The objective of the SLV project was to build an operational rocket launch system capable of launching at least 400-500 kg as payload.

“It was not easy. People did not know how to make rockets and everything had to be done separately from scratch, starting from propellants, and then everything had to be brought together to make a launch system," said former Isro chairman U.R. Rao, who was project director of Aryabhata, India’s first satellite, around the same time.

“Kalam had tremendous patience. He was a very good leader and was usually the last person to leave the lab after everyone left. He was just a fantastic human being," Rao said.

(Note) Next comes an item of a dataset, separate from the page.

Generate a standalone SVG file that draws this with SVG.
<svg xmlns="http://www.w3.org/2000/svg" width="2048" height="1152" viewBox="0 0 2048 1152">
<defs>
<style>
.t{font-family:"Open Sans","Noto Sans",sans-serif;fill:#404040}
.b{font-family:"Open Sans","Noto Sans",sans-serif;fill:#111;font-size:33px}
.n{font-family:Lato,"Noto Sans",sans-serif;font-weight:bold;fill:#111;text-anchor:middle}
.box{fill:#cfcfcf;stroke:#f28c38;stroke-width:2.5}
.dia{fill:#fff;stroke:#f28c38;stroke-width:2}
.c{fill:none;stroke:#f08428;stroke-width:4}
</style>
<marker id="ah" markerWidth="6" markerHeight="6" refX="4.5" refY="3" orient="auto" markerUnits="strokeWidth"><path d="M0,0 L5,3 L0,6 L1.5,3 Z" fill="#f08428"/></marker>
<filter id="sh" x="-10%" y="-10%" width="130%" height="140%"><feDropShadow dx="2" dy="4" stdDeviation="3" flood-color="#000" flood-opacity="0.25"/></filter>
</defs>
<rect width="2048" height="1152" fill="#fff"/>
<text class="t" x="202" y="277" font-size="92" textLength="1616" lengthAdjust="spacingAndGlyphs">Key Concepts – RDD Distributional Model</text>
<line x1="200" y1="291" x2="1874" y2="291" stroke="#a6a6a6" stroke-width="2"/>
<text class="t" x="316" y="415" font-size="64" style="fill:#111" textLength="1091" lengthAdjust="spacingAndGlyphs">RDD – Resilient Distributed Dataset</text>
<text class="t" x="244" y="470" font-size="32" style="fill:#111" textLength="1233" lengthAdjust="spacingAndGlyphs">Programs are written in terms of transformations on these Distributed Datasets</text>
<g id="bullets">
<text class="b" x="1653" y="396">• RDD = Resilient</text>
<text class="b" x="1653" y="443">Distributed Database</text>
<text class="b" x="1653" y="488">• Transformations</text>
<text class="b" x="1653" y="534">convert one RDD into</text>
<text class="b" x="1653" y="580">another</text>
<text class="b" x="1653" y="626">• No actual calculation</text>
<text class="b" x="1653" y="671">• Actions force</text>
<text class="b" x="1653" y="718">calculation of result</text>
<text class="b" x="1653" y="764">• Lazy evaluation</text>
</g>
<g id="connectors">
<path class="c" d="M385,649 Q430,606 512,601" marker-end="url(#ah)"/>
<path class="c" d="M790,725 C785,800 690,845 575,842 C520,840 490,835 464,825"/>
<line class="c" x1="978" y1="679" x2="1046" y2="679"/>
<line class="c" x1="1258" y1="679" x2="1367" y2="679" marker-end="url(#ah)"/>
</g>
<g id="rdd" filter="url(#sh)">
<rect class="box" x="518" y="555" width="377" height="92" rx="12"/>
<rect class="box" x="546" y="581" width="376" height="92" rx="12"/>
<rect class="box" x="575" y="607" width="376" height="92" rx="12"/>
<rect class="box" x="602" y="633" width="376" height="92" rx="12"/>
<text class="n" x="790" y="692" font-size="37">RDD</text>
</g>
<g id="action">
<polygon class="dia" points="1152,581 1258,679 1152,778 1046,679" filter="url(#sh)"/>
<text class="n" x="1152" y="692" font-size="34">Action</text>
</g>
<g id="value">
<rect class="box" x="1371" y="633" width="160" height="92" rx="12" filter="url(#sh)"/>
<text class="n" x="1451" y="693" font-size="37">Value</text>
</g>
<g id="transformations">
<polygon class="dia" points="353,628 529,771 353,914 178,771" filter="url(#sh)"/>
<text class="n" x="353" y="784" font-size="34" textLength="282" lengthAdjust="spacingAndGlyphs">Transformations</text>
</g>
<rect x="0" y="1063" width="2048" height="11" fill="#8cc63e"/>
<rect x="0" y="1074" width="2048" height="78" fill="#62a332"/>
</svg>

SLV-3 was successfully launched on 18 July, 1980 from Sriharikota Range, when the Rohini satellite RS-1 was placed in orbit, and so, India became the sixth member of an exclusive club of space-faring nations. And this was the beginning of Isro’s rocket programme.

With the progress of the surface-to-air missile development project, Kalam’s interactions with Narayanan also increased. The two had already worked together on the rocket-assisted take-off system, which was successfully tested in 1972 when a high performance Sukhoi-16 aircraft became airborne after a short run of 1200 m, as against its usual run of 2 km.

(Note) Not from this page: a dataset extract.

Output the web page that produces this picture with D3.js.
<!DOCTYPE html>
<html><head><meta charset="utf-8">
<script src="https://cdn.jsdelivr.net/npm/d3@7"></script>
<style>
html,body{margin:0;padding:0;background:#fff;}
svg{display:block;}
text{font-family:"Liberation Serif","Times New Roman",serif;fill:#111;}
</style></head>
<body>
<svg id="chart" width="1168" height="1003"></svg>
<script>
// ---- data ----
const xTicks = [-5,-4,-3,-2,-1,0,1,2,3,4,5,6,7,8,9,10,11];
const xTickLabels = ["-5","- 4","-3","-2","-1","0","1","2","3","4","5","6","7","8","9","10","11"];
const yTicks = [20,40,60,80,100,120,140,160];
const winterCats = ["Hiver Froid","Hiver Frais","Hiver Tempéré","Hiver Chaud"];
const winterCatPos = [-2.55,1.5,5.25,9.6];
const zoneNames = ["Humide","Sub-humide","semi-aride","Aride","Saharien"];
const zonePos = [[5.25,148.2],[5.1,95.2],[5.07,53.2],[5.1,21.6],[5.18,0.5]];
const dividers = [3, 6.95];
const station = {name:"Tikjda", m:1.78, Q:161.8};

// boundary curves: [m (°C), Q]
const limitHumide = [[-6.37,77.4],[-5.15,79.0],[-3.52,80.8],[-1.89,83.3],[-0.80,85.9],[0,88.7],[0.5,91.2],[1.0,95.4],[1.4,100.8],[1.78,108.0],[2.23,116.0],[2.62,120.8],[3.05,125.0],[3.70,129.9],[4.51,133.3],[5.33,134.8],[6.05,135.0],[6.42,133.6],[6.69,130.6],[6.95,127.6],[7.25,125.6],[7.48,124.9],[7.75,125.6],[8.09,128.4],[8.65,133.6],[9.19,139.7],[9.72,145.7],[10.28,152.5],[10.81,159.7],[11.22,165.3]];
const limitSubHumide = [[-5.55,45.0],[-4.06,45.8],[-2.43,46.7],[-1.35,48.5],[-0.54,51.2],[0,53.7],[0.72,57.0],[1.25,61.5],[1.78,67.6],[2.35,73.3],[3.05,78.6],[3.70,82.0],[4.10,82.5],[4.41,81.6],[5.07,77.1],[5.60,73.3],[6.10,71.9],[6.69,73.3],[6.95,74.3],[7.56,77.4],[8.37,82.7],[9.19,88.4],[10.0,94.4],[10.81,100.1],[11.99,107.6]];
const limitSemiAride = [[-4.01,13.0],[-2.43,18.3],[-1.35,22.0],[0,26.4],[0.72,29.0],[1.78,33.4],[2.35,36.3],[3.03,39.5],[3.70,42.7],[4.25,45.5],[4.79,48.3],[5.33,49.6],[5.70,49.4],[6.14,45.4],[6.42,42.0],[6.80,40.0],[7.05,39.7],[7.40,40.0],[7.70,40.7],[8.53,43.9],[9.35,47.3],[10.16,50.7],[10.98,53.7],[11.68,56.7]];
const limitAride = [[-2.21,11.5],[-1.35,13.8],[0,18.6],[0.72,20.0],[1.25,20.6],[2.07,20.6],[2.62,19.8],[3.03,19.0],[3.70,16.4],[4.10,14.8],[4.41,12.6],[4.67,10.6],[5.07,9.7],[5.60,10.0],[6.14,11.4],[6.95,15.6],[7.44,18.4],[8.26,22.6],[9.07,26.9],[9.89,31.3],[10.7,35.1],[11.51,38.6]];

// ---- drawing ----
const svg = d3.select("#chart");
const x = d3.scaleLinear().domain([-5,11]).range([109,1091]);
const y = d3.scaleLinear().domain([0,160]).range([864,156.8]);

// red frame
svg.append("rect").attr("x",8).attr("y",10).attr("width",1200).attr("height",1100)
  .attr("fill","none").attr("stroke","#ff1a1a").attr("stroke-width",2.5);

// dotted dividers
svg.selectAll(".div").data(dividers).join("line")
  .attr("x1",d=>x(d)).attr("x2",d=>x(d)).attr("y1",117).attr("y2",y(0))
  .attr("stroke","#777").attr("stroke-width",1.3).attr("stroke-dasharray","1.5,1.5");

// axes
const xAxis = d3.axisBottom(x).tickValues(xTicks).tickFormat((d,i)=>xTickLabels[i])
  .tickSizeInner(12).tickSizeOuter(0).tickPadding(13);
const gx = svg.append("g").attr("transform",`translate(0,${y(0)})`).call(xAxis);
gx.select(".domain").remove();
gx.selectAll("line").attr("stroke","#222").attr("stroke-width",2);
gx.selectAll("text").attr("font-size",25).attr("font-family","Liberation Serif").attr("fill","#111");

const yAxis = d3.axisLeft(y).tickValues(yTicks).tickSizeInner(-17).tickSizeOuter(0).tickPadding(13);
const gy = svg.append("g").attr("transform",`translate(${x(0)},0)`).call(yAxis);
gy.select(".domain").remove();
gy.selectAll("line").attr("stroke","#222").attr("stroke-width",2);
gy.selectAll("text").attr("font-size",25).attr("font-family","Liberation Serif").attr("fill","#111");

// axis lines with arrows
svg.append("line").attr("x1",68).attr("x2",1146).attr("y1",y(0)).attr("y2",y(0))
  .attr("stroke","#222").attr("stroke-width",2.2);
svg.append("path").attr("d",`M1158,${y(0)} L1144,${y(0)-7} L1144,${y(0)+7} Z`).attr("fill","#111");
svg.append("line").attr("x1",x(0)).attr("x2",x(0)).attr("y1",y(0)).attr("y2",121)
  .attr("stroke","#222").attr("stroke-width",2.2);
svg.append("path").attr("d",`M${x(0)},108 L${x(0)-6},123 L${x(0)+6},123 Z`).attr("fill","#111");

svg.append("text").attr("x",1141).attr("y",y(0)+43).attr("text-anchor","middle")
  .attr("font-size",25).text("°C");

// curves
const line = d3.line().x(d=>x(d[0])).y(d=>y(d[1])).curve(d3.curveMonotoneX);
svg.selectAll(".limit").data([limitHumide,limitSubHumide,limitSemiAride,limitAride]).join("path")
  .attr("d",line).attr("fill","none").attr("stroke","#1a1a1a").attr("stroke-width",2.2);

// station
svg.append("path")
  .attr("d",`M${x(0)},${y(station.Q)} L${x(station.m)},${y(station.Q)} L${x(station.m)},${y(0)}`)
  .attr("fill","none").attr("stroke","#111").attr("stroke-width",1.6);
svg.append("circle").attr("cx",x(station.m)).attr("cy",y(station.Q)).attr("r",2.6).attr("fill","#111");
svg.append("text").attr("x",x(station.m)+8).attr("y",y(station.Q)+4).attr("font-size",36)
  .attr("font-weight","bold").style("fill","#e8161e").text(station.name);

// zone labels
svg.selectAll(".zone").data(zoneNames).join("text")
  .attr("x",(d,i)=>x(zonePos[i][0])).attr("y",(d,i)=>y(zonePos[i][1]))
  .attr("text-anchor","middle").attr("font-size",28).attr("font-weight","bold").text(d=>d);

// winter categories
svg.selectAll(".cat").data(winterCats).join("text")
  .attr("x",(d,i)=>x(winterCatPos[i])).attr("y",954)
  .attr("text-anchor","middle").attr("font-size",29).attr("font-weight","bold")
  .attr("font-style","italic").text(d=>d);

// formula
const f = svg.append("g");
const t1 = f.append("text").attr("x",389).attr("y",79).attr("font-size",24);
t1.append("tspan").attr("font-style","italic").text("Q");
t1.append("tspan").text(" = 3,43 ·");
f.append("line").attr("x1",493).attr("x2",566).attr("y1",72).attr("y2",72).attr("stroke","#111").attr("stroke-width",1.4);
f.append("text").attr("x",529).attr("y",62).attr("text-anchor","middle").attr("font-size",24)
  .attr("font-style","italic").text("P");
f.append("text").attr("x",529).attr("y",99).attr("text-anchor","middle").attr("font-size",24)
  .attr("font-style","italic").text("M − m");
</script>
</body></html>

A massive missile development project had been taken up by the Defence Research and Development Organisation at DRDL. In his autobiographical book Wings Of Fire Kalam narrated how excited he was by the underlying theme of self reliance in these projects, the capacity to launch our own satellites and to build our own guided missiles.

“SLVs and missiles can be called first cousins: they are different in concept and purpose, but come from the same bloodline of rocketry. Almost parallel to our work on SLV, the DRDO was preparing itself for developing an indigenous surface-to-air missile," Kalam wrote in his autobiography.

After the success of the first SLV launch, Kalam was put on the mission of missiles.

A year after joining as the director of DRDL at Hyderabad in 1982, Kalam started working on the Integrated Guided Missile Development Program (IGMDP) and this project became his baby for the next 10 years. As part of the programme, four missiles had to be developed: short range surface-to-surface missile Prithvi, short range low-level surface-to-air missile Trishul, medium range surface-to-air missile Akash and third-generation anti-tank missile Nag.

And so Kalam became the missile man of India. There was no stopping him after that. In the years to come, Kalam was appointed chief scientific advisor to the prime minister from 1992 to 1999 and also secretary to DRDO. “Today, defence is what it is largely because of Kalam’s contributions and the technologies he developed," Rao said.

Kalam went on to play a key role in the Pokhran-II nuclear tests, a series of five nuclear explosions conducted by India in May 1998. Kalam served as the chief project coordinator, along with Rajagopala Chidambaram, during the testing phase and became a household name. The tests led to sanctions against India by the US and other Western economies.

Kalam went on to win the presidential election in 2002 and became the first scientist to become President. He retained office till 2007.

“Even when he became president, he was very much interested in science and technology and created a large number of committees so that new areas where country was deficient could be looked at. And he was good at identifying areas that had lacunae and needed to be worked on," Rao said.

Kalam spent his years as President for advocacy of science and with his innumerable interactions with students, became a youth icon. He also was the chairman of a team of 500 experts brought together by Technology Information, Forecasting and Assesment Council (TIFAC) who prepared a document called Technology Vision 2020. It focused on how India could become a developed country by 2020 by tapping science and technology.

“He was not only a great scientist, but also an outstanding programme manager for projects that required hundreds of components coming together," said Deepak Bhatnagar, a retired scientist from TIFAC who worked with Kalam on the vision document. “He would make sure that visions would become missions that are implemented."